Christmas: Have We All Gone Crazy?
It’s that time of the year again. The traffic is heavier, everyone seems more rushed than usual, and a sort of insane commercial craziness takes hold, as people prepare for the popular winter festival. Between Thanksgiving and Christmas, I sometimes wonder if people don‘t drive even more aggressively than usual, as they rush around, frantically trying to complete their Christmas shopping. Ah, the Christmas spirit!
One recent survey predicted the average Christmas shopper in the United States will spend around $854 this year on Christmas gifts, an increase of 32 percent over 2011. Quite a chunk of change in a nation that is still struggling to emerge from recession and worried about the possibility of falling off a “fiscal cliff” in just a couple of weeks!
Strangely, in the midst of all this frenzied commercialism, most people don’t take the time to stop and ask the big question: Where did Christmas come from? It’s believed to be a Christian festival, but is it? The truth may surprise you.
Fact is, Christmas is nowhere to be found in the Bible, and it’s even implicitly disproved in the pages of the New Testament. We read that there were shepherds keeping watch over their flocks by night at the time Jesus was born (Luke 2:8). Had the Savior been born in December, the flocks would not have been out at night, since the weather is too cold at that time of year. What’s more, a census was taken right at the time Jesus was born (Luke 2:4-6). The cold depth of winter, with its short, dark days, would not have been the time for that!

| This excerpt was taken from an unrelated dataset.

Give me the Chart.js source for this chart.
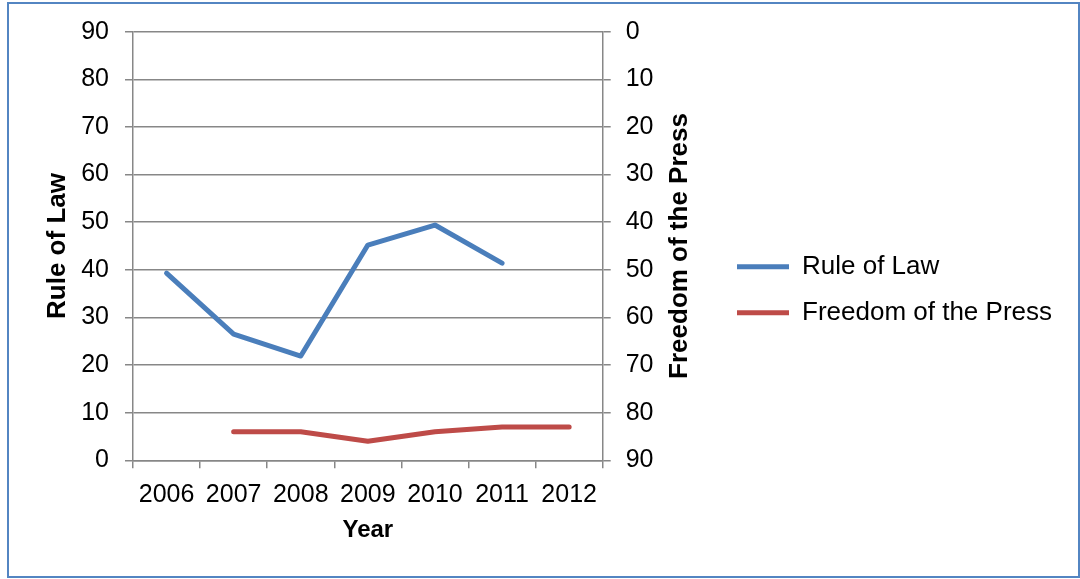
<!DOCTYPE html>
<html>
<head>
<meta charset="utf-8">
<script src="https://cdn.jsdelivr.net/npm/chart.js@4.4.0/dist/chart.umd.min.js"></script>
<style>
  html, body { margin: 0; padding: 0; background: #ffffff; }
  #wrap { position: relative; width: 1080px; height: 579px; }
  #frame { position: absolute; left: 7px; top: 2px; width: 1073px; height: 576px;
           box-sizing: border-box; border: 2px solid #5385c2; pointer-events: none; }
  canvas { display: block; }
</style>
</head>
<body>
<div id="wrap">
  <canvas id="chart" width="1080" height="579"></canvas>
  <div id="frame"></div>
</div>
<script>
// Data
const years = ['2006', '2007', '2008', '2009', '2010', '2011', '2012'];
const ruleOfLaw = [39.3, 26.5, 21.9, 45.2, 49.4, 41.4, null];
const freedomOfPress = [null, 84, 84, 86, 84, 83, 83];
const seriesNames = ['Rule of Law', 'Freedom of the Press'];
const axisTitles = { x: 'Year', left: 'Rule of Law', right: 'Freedom of the Press' };
const axisMin = 0, axisMax = 90, axisStep = 10;

// Styling
const FONT = '"Liberation Sans", Arial, sans-serif';
const GRID = '#878787';
const BLUE = '#4a7ebb';
const RED = '#be4b48';
const LINE_W = 5;
const TICK_SIZE = 25;
const LEGEND_SIZE = 26;
const LEGEND_BOX = 52;
const LEGEND_PAD = 20;
const PAD = { left: 0, right: 18, top: 31.7, bottom: 31.3 };
const PLOT_LEFT = 133, PLOT_RIGHT = 602.7;

// Width the right-hand legend will take, so the plot ends where intended
function legendWidth() {
  const ctx = document.createElement('canvas').getContext('2d');
  ctx.font = LEGEND_SIZE + 'px ' + FONT;
  const w = Math.max(...seriesNames.map(t => ctx.measureText(t).width));
  return LEGEND_PAD + LEGEND_BOX + LEGEND_SIZE / 2 + w + 10;
}
const LEGEND_W = legendWidth();
const rightAxisWidth = 1080 - PAD.right - LEGEND_W - PLOT_RIGHT;

// Right-hand axis title, written bottom-to-top
const rightTitle = {
  id: 'rightTitle',
  afterDraw(chart) {
    const { ctx, chartArea } = chart;
    const s = chart.scales.y1;
    ctx.save();
    ctx.font = 'bold 26px ' + FONT;
    ctx.fillStyle = '#000';
    ctx.textAlign = 'center';
    ctx.textBaseline = 'middle';
    ctx.translate(s.left + 77, (chartArea.top + chartArea.bottom) / 2);
    ctx.rotate(-Math.PI / 2);
    ctx.fillText(axisTitles.right, 0, 0);
    ctx.restore();
  }
};

new Chart(document.getElementById('chart'), {
  type: 'line',
  data: {
    labels: years,
    datasets: [
      { label: seriesNames[0], data: ruleOfLaw, yAxisID: 'y',
        borderColor: BLUE, backgroundColor: BLUE, borderWidth: LINE_W,
        borderCapStyle: 'round', borderJoinStyle: 'round', pointRadius: 0, tension: 0 },
      { label: seriesNames[1], data: freedomOfPress, yAxisID: 'y1',
        borderColor: RED, backgroundColor: RED, borderWidth: LINE_W,
        borderCapStyle: 'round', borderJoinStyle: 'round', pointRadius: 0, tension: 0 }
    ]
  },
  options: {
    responsive: false,
    animation: false,
    layout: { padding: PAD },
    plugins: {
      tooltip: { enabled: false },
      legend: {
        position: 'right',
        align: 'center',
        maxWidth: LEGEND_W + 40,
        labels: {
          usePointStyle: true,
          pointStyle: 'line',
          pointStyleWidth: LEGEND_BOX,
          padding: LEGEND_PAD,
          color: '#000',
          font: { family: FONT, size: LEGEND_SIZE }
        }
      }
    },
    scales: {
      x: {
        type: 'category',
        offset: true,
        grid: { offset: true, drawOnChartArea: false, drawTicks: true, tickLength: 8, color: GRID, lineWidth: 1.5 },
        border: { display: true, color: GRID, width: 1.5 },
        ticks: { color: '#000', font: { family: FONT, size: TICK_SIZE }, padding: 12, maxRotation: 0, autoSkip: false },
        title: { display: true, text: axisTitles.x, color: '#000',
                 font: { family: FONT, size: 24, weight: 'bold' }, padding: { top: 0, bottom: 3.3 } },
        afterFit(scale) { scale.height = 579 - PAD.bottom - 460.3; }
      },
      y: {
        position: 'left',
        min: axisMin, max: axisMax,
        grid: { color: GRID, lineWidth: 1.5, drawTicks: true, tickLength: 8 },
        border: { display: true, color: GRID, width: 1.5 },
        ticks: { stepSize: axisStep, color: '#000', font: { family: FONT, size: TICK_SIZE }, padding: 16 },
        title: { display: true, text: axisTitles.left, color: '#000',
                 font: { family: FONT, size: 26, weight: 'bold' }, padding: { top: 42, bottom: 0 } },
        afterFit(scale) { scale.width = PLOT_LEFT - PAD.left; }
      },
      y1: {
        position: 'right',
        reverse: true,
        min: axisMin, max: axisMax,
        grid: { drawOnChartArea: false, drawTicks: true, tickLength: 8, color: GRID, lineWidth: 1.5 },
        border: { display: true, color: GRID, width: 1.5 },
        ticks: { stepSize: axisStep, color: '#000', font: { family: FONT, size: TICK_SIZE }, padding: 15 },
        afterFit(scale) { scale.width = rightAxisWidth; }
      }
    }
  },
  plugins: [rightTitle]
});
</script>
</body>
</html>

But even non-Christian history is clearly aware of the real origins of Christmas. Notice this, from an op-ed piece by writer Douglas Morrison:
“The date of Christmas, December 25, was borrowed from another religion. At the time Christmas was created in AD 336, Mithraism was very popular. The early Christian church had gotten tired of their futile efforts to stop people celebrating the solstice and the birthday of Mithras, the Persian sun god. Mithras’ birthday was December 25. So Pope Julius I decided to make Jesus’ official birthday coincide with Mithras’ birthday. All honest Biblical scholars (Christian and non Christian) admit and agree that Jesus was not born on Dec. 25. Dec. 25 became the consensus date, and a logical way to assimilate the pagan, and Earth based Winter Solstice gatherings into the Christian religion. The writings in the Bible contradict the creation of Christmas on Dec. 25 because of weather. The shepherds and their flocks were not ‘in the fields’; they were in shelter; no one travelled in mid winter (it was too hard), and a manger at night on Dec. 25 in Bethlehem was very cold. The Holy Family’s whole journey, if at all, started at another time of the year.”
That’s from an article titled “How the Winter Solstice Was Stolen by Christmas,” on Dec. 24, 2010.
Pagan origins? Winter solstice festival? Crazed commercialism? Overspending? Isn’t it time you took a look at why you keep Christmas? Isn’t it time to reevaluate whether or not this is even something Jesus Himself would approve?
For Life, Hope & Truth, I’m Ralph Levy.